Alors que ce pays est le premier foyer d’immigration en Europe,
que l’histoire coloniale a marqué la France plus que
tout autre pays, que la présence des trois communautés
asiatique, afro et orientale est une exception française,
le marketing ethnique reste tabou. La cause : les principes républicains
d’intégration qui constituent le ciment de notre société.
Pourtant, c’est oublier qu’ont émergé
des produits à cibles ethniques comme le Mecca-Cola ou les
laits Laban lancés par Bridel, et qu’au cours du dernier
ramadan, France Télécom a proposé une carte
téléphonique spécifique à destination
des trois pays du Maghreb, avec une campagne d’affichage dans
les grandes villes et dans la presse, ciblée sur les Maghrébins.

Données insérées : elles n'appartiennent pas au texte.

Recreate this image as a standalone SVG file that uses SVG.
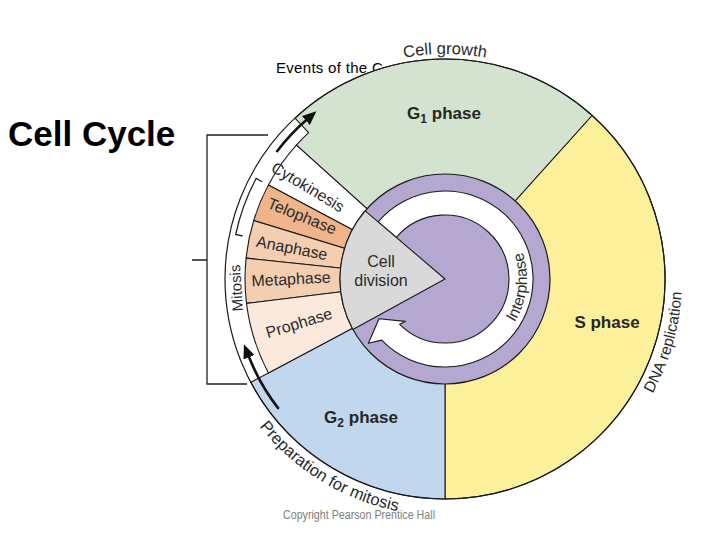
<svg xmlns="http://www.w3.org/2000/svg" width="720" height="540" viewBox="0 0 720 540">
<style>
.f{font-family:"Liberation Sans",Arial,Helvetica,sans-serif;fill:#2b2b2b}
.ph{font-size:16px}
.big{font-size:17px;font-weight:bold;fill:#262626}
.sec{stroke:#1a1a1a;stroke-width:1.1;stroke-linejoin:round}
.ln{fill:none;stroke:#222;stroke-width:1.3}
.arr{fill:none;stroke:#111;stroke-width:2.6}
</style>
<defs>
<marker id="ah" viewBox="0 0 14 12" refX="1" refY="6" markerWidth="14" markerHeight="12" markerUnits="userSpaceOnUse" orient="auto">
<path d="M0,0 L14,6 L0,12 Z" fill="#111"/>
</marker>
<path id="pGrowth" d="M300.4,106.6 A225,225 0 0 1 589.6,106.6"/>
<path id="pDNA" d="M612.6,446.6 A237,237 0 0 0 673.9,217.7"/>
<path id="pPrep" d="M211.6,320.2 A237,237 0 0 0 506.3,507.9"/>
<path id="pInter" d="M507.8,331.7 A82,82 0 0 0 507.8,226.3"/>
</defs>
<rect width="720" height="540" fill="#fff"/>
<text x="276" y="73" class="f" style="font-size:15px;fill:#000;letter-spacing:0.3px">Events of the C</text>
<text x="8" y="146" class="f" style="font-size:35px;font-weight:bold;fill:#000">Cell Cycle</text>

<g id="g1-phase">
<path class="sec" d="M445,279 L592.2,115.5 A220,220 0 0 0 295,118.1 L308.6,132.7 A200,200 0 0 0 296.4,145.2 Z" fill="#d3e3d0"/>
<text x="444" y="119" class="f big" text-anchor="middle">G<tspan font-size="12" dy="4">1</tspan><tspan dy="-4"> phase</tspan></text>
<text class="f" style="font-size:16.5px"><textPath href="#pGrowth" startOffset="50%" text-anchor="middle">Cell growth</textPath></text>
</g>
<g id="s-phase">
<path class="sec" d="M445,279 L445,499 A220,220 0 0 0 592.2,115.5 Z" fill="#fdf09b"/>
<text x="607" y="328" class="f big" text-anchor="middle">S phase</text>
<text class="f" style="font-size:15.5px"><textPath href="#pDNA" startOffset="48.3%" text-anchor="middle">DNA replication</textPath></text>
</g>
<g id="g2-phase">
<path class="sec" d="M445,279 L250.8,382.3 A220,220 0 0 0 445,499 Z" fill="#c1d7ee"/>
<text x="361" y="423" class="f big" text-anchor="middle">G<tspan font-size="12" dy="4">2</tspan><tspan dy="-4"> phase</tspan></text>
<text class="f" style="font-size:16.5px"><textPath href="#pPrep" startOffset="51%" text-anchor="middle">Preparation for mitosis</textPath></text>
</g>
<g id="cytokinesis">
<path class="sec" d="M445,279 L296.4,145.2 A200,200 0 0 0 268.4,185.1 Z" fill="#fff"/>
<text class="f ph" transform="translate(308,187) rotate(31)" y="5.5" text-anchor="middle">Cytokinesis</text>
</g>
<g id="telophase">
<path class="sec" d="M445,279 L268.4,185.1 A200,200 0 0 0 253.7,220.5 Z" fill="#efb48a"/>
<text class="f ph" transform="translate(302,216) rotate(22)" y="5.5" text-anchor="middle">Telophase</text>
</g>
<g id="anaphase">
<path class="sec" d="M445,279 L253.7,220.5 A200,200 0 0 0 246.1,258.1 Z" fill="#f4ceb1"/>
<text class="f ph" transform="translate(292,248) rotate(11)" y="5.5" text-anchor="middle">Anaphase</text>
</g>
<g id="metaphase">
<path class="sec" d="M445,279 L246.1,258.1 A200,200 0 0 0 246.5,303.4 Z" fill="#f4ceb1"/>
<text class="f ph" transform="translate(291,279) rotate(-3)" y="5.5" text-anchor="middle">Metaphase</text>
</g>
<g id="prophase">
<path class="sec" d="M445,279 L246.5,303.4 A200,200 0 0 0 268.4,372.9 Z" fill="#fae9dc"/>
<text class="f ph" transform="translate(299,323) rotate(-17)" y="5.5" text-anchor="middle">Prophase</text>
</g>
<g id="outer-rim">
<circle cx="445" cy="279" r="220" fill="none" stroke="#1a1a1a" stroke-width="1.2"/>
</g>
<g id="mitosis">
<path class="ln" d="M262.2,181.8 L256.1,178.5 A214,214 0 0 0 235.7,234.5 L242.5,236"/>
<text class="f" style="font-size:15px" transform="translate(236,288) rotate(-94)" y="5.5" text-anchor="middle">Mitosis</text>
</g>
<g id="interphase">
<circle cx="445" cy="279" r="105" fill="#b4a8d1" stroke="#1a1a1a" stroke-width="1.2"/>
<path class="sec" fill="#fff" d="M378.1,221.9 A88,88 0 1 1 381.7,340.1 L368.4,343.3 L379,318.7 L405.4,321.4 L399.7,324.3 A64,64 0 1 0 396.3,237.4 Z"/>
<text class="f" style="font-size:15.5px"><textPath href="#pInter" startOffset="42%" text-anchor="middle">Interphase</textPath></text>
</g>
<g id="cell-division">
<path class="sec" d="M445,279 L365.2,210.8 A105,105 0 0 0 352.9,329.4 Z" fill="#d9d9d9"/>
<text x="381" y="267" class="f ph" text-anchor="middle">Cell</text>
<text x="381" y="286" class="f ph" text-anchor="middle">division</text>
</g>
<g id="cell-cycle-bracket">
<path class="ln" d="M268,135 H207 V384 H247 M192,260 H207"/>
</g>
<g id="connectors">
<path class="arr" d="M276.5,152 A211,211 0 0 1 306.6,119.8" marker-end="url(#ah)"/>
<path class="arr" d="M278.7,408.9 A211,211 0 0 1 248.7,356.3" marker-end="url(#ah)"/>
</g>
<text x="283" y="519" class="f" style="font-size:12px;fill:#808080" textLength="152" lengthAdjust="spacingAndGlyphs">Copyright Pearson Prentice Hall</text>
</svg>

À ce niveau, SFR ne fait qu’imiter son concurrent direct.
Aux États-Unis comme en Grande-Bretagne, le politiquement
correct est tellement puissant sur ces questions, que l’on
est aujourd’hui quasi certain de rencontrer dans une agence
ethnique un Afro-américain pour cibler les Noirs, un Mexicain
ou un Cubain pour les Latinos, et un Chinois pour les Asiatiques.
On trouve même un Spike Lee pour vendre et cautionner avec
son agence la cible afro-américaine auprès des marques
américaines ou européennes. La quête de la cible
ethnique se double d’une assurance tout risque de bonne conscience
de l’annonceur : « Si c’est un Noir connu et professionnel
qui le dit, mon discours est non seulement légitime, sans
doute juste, mais aussi politiquement correct. »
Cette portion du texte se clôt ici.